**Exercise directions**
From the entries that follow, extract each line holding the string "chart".

**Provided entries**
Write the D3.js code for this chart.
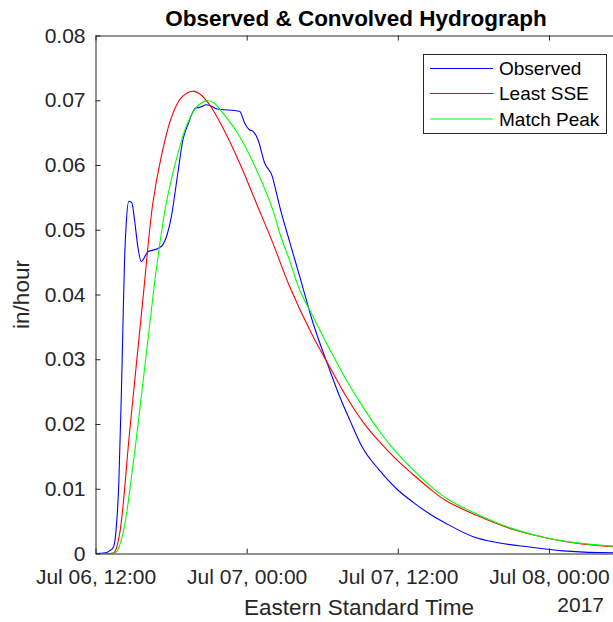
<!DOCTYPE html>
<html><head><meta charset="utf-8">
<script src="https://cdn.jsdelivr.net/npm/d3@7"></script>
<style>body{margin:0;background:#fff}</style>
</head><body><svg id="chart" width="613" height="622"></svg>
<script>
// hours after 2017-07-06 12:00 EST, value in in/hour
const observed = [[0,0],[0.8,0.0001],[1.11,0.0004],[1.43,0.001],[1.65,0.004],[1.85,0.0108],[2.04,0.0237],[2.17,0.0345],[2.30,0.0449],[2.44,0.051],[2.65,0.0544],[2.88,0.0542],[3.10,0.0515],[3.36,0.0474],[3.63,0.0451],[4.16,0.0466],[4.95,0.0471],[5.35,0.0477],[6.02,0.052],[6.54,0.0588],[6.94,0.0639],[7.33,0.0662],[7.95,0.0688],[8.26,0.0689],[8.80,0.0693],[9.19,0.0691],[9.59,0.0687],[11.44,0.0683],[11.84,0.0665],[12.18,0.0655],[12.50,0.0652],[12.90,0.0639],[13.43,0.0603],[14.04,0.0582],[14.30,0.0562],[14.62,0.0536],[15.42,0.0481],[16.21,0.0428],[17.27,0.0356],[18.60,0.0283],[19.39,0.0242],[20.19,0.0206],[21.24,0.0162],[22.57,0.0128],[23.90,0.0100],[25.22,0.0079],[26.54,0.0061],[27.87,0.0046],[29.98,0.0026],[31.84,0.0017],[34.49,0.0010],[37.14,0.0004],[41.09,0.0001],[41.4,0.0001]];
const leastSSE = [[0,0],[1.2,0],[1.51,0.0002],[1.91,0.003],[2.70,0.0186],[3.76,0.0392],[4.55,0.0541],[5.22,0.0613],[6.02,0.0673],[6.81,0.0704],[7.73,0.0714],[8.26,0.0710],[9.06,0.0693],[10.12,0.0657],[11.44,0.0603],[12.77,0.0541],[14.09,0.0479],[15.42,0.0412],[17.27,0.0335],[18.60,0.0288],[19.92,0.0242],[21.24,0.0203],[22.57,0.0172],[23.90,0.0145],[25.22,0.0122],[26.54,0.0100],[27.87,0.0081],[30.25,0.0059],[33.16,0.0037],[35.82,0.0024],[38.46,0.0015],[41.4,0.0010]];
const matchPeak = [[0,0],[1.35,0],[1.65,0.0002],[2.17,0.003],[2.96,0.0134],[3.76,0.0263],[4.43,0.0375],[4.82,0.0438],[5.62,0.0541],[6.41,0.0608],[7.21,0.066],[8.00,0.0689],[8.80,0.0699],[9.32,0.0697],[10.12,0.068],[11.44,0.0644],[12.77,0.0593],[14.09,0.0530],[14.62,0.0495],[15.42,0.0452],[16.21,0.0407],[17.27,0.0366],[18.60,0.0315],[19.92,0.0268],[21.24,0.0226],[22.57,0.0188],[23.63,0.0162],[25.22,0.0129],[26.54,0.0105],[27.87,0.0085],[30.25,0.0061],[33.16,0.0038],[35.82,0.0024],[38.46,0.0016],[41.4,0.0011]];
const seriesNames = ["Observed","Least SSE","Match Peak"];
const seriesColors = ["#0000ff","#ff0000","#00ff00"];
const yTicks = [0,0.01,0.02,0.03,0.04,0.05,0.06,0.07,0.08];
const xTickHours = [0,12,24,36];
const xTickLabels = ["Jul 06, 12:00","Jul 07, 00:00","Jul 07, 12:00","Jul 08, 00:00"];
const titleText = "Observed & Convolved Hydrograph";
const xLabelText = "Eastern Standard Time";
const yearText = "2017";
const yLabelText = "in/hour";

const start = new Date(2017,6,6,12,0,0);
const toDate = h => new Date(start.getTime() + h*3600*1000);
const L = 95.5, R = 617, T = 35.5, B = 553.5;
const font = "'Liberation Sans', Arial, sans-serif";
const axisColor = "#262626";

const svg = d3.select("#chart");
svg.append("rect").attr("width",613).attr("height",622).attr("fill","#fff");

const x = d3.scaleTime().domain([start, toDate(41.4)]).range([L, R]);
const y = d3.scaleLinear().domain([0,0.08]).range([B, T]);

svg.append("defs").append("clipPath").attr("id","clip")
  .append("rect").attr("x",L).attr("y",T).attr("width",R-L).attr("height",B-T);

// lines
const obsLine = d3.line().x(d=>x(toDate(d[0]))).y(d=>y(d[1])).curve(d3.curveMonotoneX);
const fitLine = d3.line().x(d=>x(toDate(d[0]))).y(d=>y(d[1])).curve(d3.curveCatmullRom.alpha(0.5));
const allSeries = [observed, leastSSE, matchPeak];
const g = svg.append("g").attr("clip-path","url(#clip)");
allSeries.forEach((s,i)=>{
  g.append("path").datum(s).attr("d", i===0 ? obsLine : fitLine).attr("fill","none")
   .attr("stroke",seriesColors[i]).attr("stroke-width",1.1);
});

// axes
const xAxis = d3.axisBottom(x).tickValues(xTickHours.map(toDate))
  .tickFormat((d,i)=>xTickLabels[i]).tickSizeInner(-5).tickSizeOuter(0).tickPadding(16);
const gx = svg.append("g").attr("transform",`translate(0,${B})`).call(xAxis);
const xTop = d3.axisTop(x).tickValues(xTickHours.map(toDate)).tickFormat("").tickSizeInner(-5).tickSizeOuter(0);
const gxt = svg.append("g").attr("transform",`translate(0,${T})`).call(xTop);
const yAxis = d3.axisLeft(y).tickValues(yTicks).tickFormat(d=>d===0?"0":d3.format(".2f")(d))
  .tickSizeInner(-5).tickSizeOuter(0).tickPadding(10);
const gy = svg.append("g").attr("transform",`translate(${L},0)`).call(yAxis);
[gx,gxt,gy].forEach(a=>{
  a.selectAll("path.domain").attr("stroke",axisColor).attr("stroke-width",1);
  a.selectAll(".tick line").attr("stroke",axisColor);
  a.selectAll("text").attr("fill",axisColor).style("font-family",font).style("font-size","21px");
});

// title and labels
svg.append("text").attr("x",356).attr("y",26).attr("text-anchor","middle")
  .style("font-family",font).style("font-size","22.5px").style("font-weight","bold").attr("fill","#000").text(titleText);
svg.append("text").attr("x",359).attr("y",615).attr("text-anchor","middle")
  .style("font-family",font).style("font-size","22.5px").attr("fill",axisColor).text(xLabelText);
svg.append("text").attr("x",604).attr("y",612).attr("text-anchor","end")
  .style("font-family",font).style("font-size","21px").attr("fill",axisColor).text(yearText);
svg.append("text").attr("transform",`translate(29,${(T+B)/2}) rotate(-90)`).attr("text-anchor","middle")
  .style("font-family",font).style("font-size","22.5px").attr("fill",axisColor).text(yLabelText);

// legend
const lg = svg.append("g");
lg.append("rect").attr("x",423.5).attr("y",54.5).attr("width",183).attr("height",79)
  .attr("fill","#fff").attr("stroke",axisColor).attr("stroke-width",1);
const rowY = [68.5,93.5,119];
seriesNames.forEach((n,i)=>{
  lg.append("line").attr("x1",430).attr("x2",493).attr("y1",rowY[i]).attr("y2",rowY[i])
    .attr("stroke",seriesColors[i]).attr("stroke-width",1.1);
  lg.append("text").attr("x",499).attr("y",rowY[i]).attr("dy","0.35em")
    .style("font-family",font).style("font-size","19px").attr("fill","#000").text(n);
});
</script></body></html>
...
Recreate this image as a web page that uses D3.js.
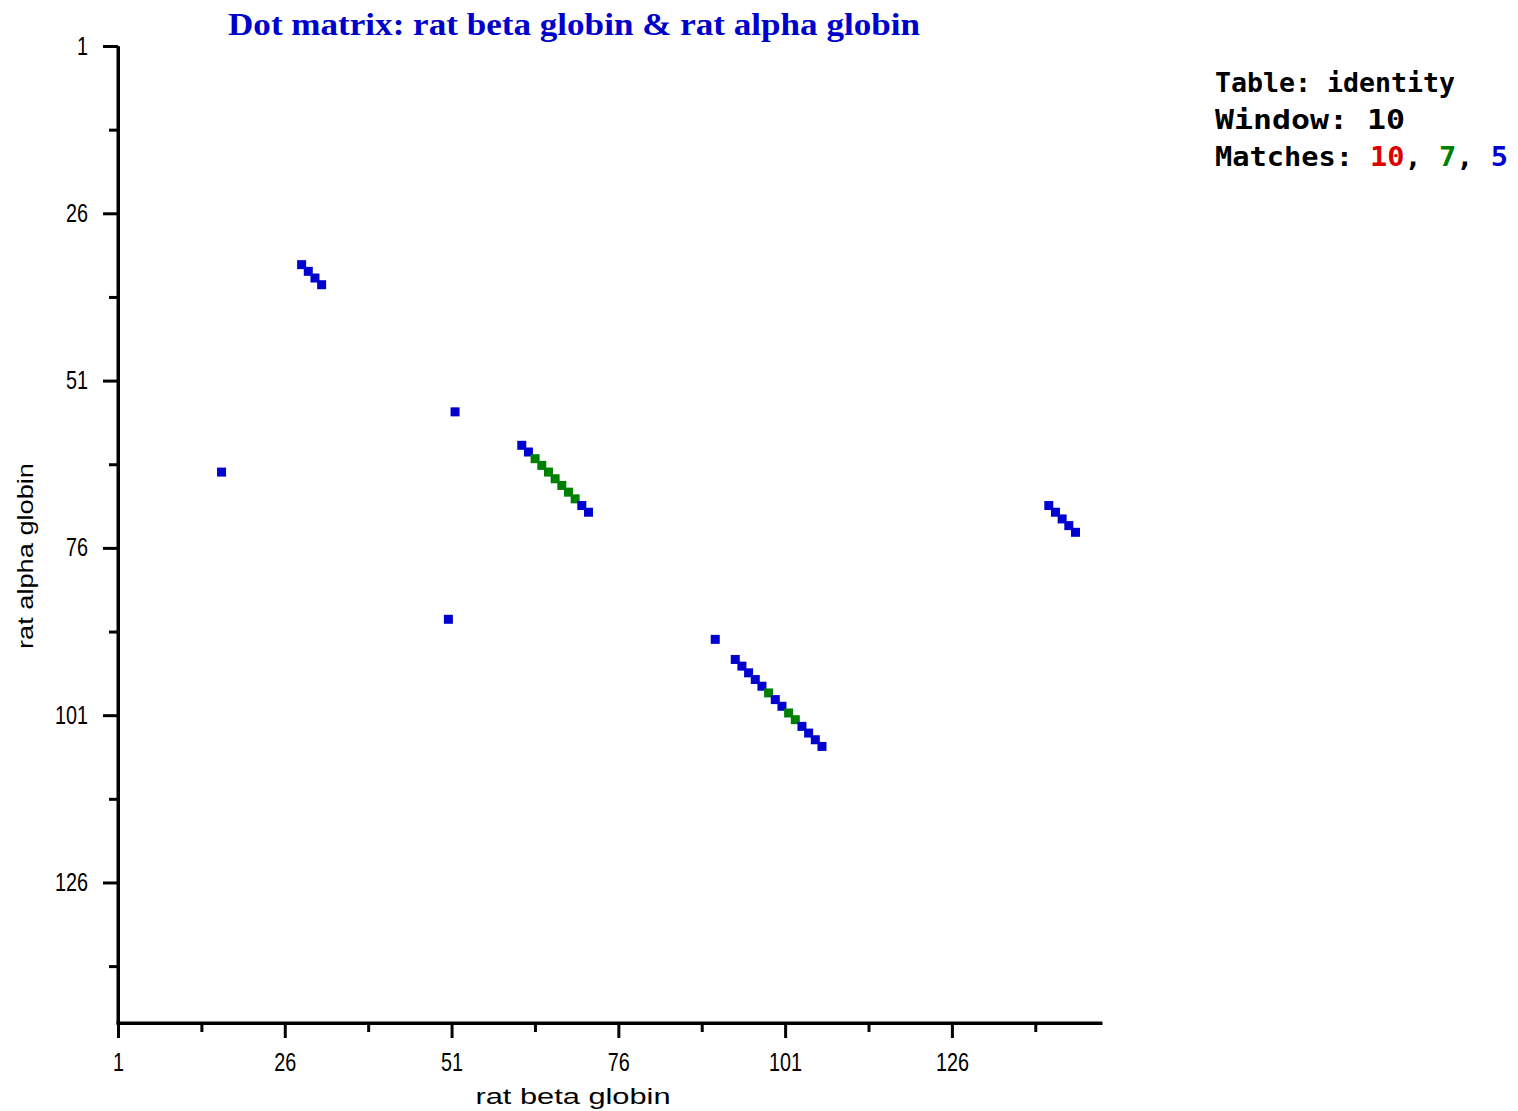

**Response to the exercise**
Write the D3.js code for this chart.
</head><body><svg id="chart" width="613" height="622"></svg>
const svg = d3.select("#chart");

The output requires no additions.